Having read and loved Hugh Howey’s ‘Wool’ trilogy, I was so excited to get an ARC of his new novel – Sand.
As the title suggests, the protagonists live in a world where the only constant is the sand. A relentless wind buries buildings, forcing people to move on and move up on a regular basis. Carrying buckets of water away from the few surviving wells is a full time, 24 hour a day job. In such a hostile landscape, everything of value – from copper coins to clothes to metals and building materials – is sourced from below the sands, from the cities of the world below, buried far beneath the dunes.
In Springston, people carve out lives for themselves as best they can. The lucky ones live on the wall, which holds back the worst of the sands as best it can. The not so lucky ones live in the shadows of the wall, at the mercy of the shifting landscape, forced to do whatever it takes to survive. Since their father left, Palmer, Vic, Conner, Rob and their mother have been living in the only way that they can, driven by anger, hurt and a curiosity for the unknown.
Palmer is a sand diver – regularly diving beneath the surface with tanks of air to reach the wealth of buried material. When a group of brigands from the north hire him for a job, he has to dive deeper than he’s ever been before in the search for the long lost city of Danvar. But the people that hire him have darker motives that merely finding buried treasure, and the consequences of finding Danvar might destroy everything and everyone he knows.
Back in Springston, Connor and Rob find a half-dead girl crawling across the sands. If they can nurse her back to health, she might just hold the key to what lies beyond No Man’s Land, and to why no one who leaves ever comes back.
Howey’s ‘Wool’ series was set entirely underground, giving it a sense of claustrophobia that propelled the action forwards.
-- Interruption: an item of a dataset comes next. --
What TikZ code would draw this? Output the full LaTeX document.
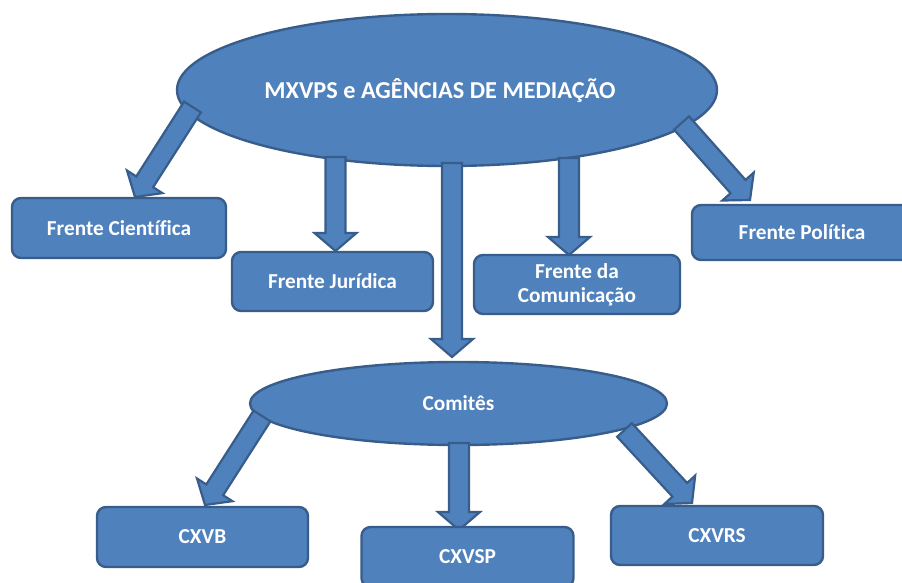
\documentclass[tikz,border=0pt]{standalone}
\usepackage{fontspec}
\setmainfont{Carlito}[Ligatures=NoCommon]
\usetikzlibrary{shapes.geometric,calc}
\definecolor{bfill}{HTML}{4F81BD}
\definecolor{bline}{HTML}{385D8A}
\tikzset{
  shapebase/.style={fill=bfill, draw=bline, line width=2.4pt, text=white, font=\bfseries\fontsize{21.3}{24}\selectfont, align=center, inner sep=0pt},
  ovalbox/.style={shapebase, ellipse},
  frontbox/.style={shapebase, rectangle, rounded corners=9pt},
  labeltext/.style={text=white, font=\bfseries\fontsize{24.3}{27}\selectfont, inner sep=0pt},
  barrowstyle/.style={fill=bfill, draw=bline, line width=2.2pt, line join=miter}
}
\newcommand{\blockarr}[2]{%
  \coordinate (hb) at ($(#2)!18pt!(#1)$);
  \draw[barrowstyle] ($(#1)!10pt!90:(#2)$) -- ($(hb)!10pt!90:(#2)$) -- ($(hb)!21pt!90:(#2)$) -- (#2) -- ($(hb)!21pt!-90:(#2)$) -- ($(hb)!10pt!-90:(#2)$) -- ($(#1)!10pt!-90:(#2)$) -- cycle;
}
\begin{document}
\begin{tikzpicture}[x=1pt,y=-1pt]
\useasboundingbox (0,0) rectangle (902,583);
% ellipses
\node[ovalbox, minimum width=540pt, minimum height=152pt] (mx) at (447,90) {};
\node[labeltext] (mxt) at (440,91) {MXVPS e AGÊNCIAS DE MEDIAÇÃO};
\node[ovalbox, minimum width=417pt, minimum height=83pt] (com) at (458.5,403.5) {Comitês};
% arrow anchor coordinates
\coordinate (s1) at (192.5,107); \coordinate (t1) at (135,197);
\coordinate (s2) at (335.5,157); \coordinate (t2) at (335.5,251);
\coordinate (s3) at (452,163);   \coordinate (t3) at (452,357);
\coordinate (s4) at (569,158);   \coordinate (t4) at (569,255);
\coordinate (s5) at (681.5,123); \coordinate (t5) at (750,200);
\coordinate (s6) at (262,416);   \coordinate (t6) at (205,505);
\coordinate (s7) at (459,443);   \coordinate (t7) at (459,530);
\coordinate (s8) at (624.5,430); \coordinate (t8) at (692,503);
\blockarr{s1}{t1}
\blockarr{s2}{t2}
\blockarr{s3}{t3}
\blockarr{s4}{t4}
\blockarr{s5}{t5}
\blockarr{s6}{t6}
\blockarr{s7}{t7}
\blockarr{s8}{t8}
% boxes
\node[frontbox, minimum width=214pt, minimum height=60pt] (fc) at (119,228) {Frente Científica};
\node[frontbox, minimum width=201pt, minimum height=59pt] (fj) at (332.5,281.5) {Frente Jurídica};
\node[frontbox, minimum width=206pt, minimum height=59pt] (fcom) at (577,284.5) {Frente da\\Comunicação};
\node[frontbox, minimum width=220pt, minimum height=55pt] (fp) at (802,232.5) {Frente Política};
\node[frontbox, minimum width=211pt, minimum height=60pt] (cxvb) at (202.5,537) {CXVB};
\node[frontbox, minimum width=212pt, minimum height=60pt] (cxvsp) at (467.5,557) {CXVSP};
\node[frontbox, minimum width=212pt, minimum height=59pt] (cxvrs) at (717,535.5) {CXVRS};
\end{tikzpicture}
\end{document}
By contrast, ‘Sand’ is set in a dystopian future with an abundance of space, but it somehow has the same effect. Sand is an enemy that can’t be reasoned with and can’t be stopped. One wrong move or error of judgement from a diver means instant death – there’s nothing that can be done to stop it. People simply have to live as best they can, fighting an endless battle that seems to have no end. As a reader, I found the overwhelming presence and the never-ending sameness of the sand quite disorientating at first, and it took me a while to get into it.
There are clear parallels with legends such as Atlantis, where untold riches are said to lie within reach, if only we knew where and how to find them. The people living in Springston operate largely without rules and structure. It’s very much a case of survival of the fittest – how rich you are and how well you live depend on how resourceful you are and if you can dive the deepest or for the longest. In an uncomfortable reflection on our own society, sometimes helping yourself can mean actively hurting others, or at the very least standing by while they suffer.
The cause of the state of this world is explained more as the book goes on, but I would have loved it if we had been given a bit more detail. That said, we’re set up nicely for a sequel, so hopefully this will come later. Howey has already proved that he is a master at giving us different perspectives, so hopefully we’ll see more of the world beyond No Mans Land in the rest of the series.
Many thanks to the publisher and NetGalley for the ARC.